Code that draws figures
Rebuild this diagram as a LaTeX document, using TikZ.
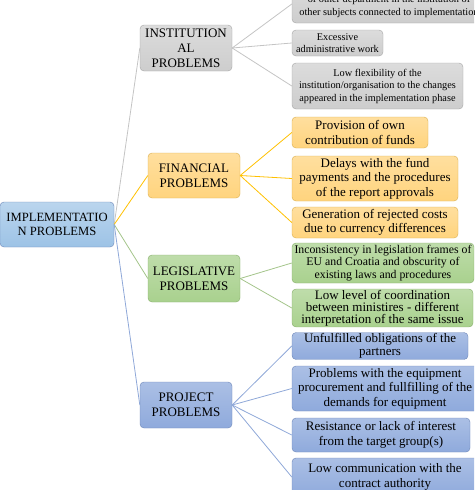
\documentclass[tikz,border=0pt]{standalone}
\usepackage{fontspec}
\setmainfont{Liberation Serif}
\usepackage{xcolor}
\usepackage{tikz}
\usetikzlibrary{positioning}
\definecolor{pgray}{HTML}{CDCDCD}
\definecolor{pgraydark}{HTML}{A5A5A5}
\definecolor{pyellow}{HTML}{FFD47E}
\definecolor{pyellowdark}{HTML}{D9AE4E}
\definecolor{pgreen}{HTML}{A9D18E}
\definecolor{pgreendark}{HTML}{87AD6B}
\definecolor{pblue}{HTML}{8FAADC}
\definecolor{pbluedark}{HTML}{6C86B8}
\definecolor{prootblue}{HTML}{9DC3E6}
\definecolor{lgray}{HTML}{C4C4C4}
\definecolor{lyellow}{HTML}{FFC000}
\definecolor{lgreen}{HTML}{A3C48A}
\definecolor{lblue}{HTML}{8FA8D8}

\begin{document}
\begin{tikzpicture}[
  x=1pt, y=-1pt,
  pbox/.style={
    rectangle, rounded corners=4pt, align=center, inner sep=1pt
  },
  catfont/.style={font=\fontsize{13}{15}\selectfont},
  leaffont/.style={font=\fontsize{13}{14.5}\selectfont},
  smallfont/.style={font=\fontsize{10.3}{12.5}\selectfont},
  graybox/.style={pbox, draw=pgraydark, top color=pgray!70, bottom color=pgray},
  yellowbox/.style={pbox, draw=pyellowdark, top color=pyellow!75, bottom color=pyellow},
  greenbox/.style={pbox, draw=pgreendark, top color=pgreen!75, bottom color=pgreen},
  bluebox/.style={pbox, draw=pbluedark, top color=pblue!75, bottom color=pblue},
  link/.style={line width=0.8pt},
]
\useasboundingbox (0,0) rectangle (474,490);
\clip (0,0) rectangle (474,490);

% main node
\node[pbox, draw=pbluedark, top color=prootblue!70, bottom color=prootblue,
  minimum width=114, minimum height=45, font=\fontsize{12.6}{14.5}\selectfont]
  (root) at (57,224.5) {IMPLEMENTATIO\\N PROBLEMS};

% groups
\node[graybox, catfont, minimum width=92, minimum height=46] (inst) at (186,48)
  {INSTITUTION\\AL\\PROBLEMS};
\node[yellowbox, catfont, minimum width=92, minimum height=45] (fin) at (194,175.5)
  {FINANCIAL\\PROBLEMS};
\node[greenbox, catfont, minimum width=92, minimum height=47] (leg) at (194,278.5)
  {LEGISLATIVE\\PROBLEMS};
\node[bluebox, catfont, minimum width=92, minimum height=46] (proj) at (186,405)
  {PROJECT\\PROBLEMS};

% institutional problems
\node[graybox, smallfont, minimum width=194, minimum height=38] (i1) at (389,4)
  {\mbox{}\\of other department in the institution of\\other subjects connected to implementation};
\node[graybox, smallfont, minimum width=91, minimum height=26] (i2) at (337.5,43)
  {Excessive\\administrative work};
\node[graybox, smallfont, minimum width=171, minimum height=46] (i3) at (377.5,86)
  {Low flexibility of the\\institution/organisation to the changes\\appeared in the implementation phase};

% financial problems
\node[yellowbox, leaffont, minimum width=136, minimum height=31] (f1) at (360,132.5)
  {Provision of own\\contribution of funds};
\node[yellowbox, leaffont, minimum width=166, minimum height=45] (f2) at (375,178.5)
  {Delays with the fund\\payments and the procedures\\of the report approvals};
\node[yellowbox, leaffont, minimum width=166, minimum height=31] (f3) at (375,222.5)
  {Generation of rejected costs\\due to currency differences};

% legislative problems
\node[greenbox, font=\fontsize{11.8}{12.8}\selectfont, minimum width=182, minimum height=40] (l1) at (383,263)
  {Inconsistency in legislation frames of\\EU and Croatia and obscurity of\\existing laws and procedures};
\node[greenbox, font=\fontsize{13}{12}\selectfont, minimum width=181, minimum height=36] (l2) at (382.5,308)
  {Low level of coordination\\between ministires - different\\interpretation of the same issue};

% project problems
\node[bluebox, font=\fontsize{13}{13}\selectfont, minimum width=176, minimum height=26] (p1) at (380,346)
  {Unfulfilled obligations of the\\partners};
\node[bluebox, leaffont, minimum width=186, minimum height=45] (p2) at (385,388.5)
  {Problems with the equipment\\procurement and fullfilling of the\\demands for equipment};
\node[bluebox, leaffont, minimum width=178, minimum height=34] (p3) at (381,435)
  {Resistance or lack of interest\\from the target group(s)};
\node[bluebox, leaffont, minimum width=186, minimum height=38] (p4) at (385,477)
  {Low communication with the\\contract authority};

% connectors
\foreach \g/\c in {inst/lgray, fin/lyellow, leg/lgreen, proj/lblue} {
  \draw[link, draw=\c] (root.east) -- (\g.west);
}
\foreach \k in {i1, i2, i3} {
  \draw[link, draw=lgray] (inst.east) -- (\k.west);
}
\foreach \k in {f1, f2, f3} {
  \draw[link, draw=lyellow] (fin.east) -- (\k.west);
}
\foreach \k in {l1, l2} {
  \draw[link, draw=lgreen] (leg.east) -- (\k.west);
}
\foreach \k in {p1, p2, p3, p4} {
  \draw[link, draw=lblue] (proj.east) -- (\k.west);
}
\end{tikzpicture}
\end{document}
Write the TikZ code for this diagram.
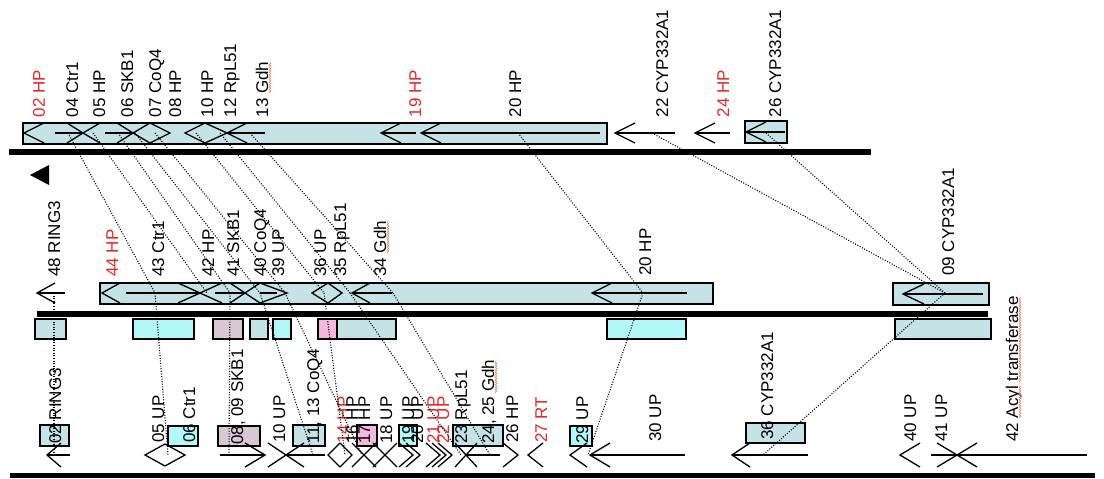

# Task requirements:
The word "diagram" appears in how many lines of the data? Answer with only the number.

# Result of this task:
2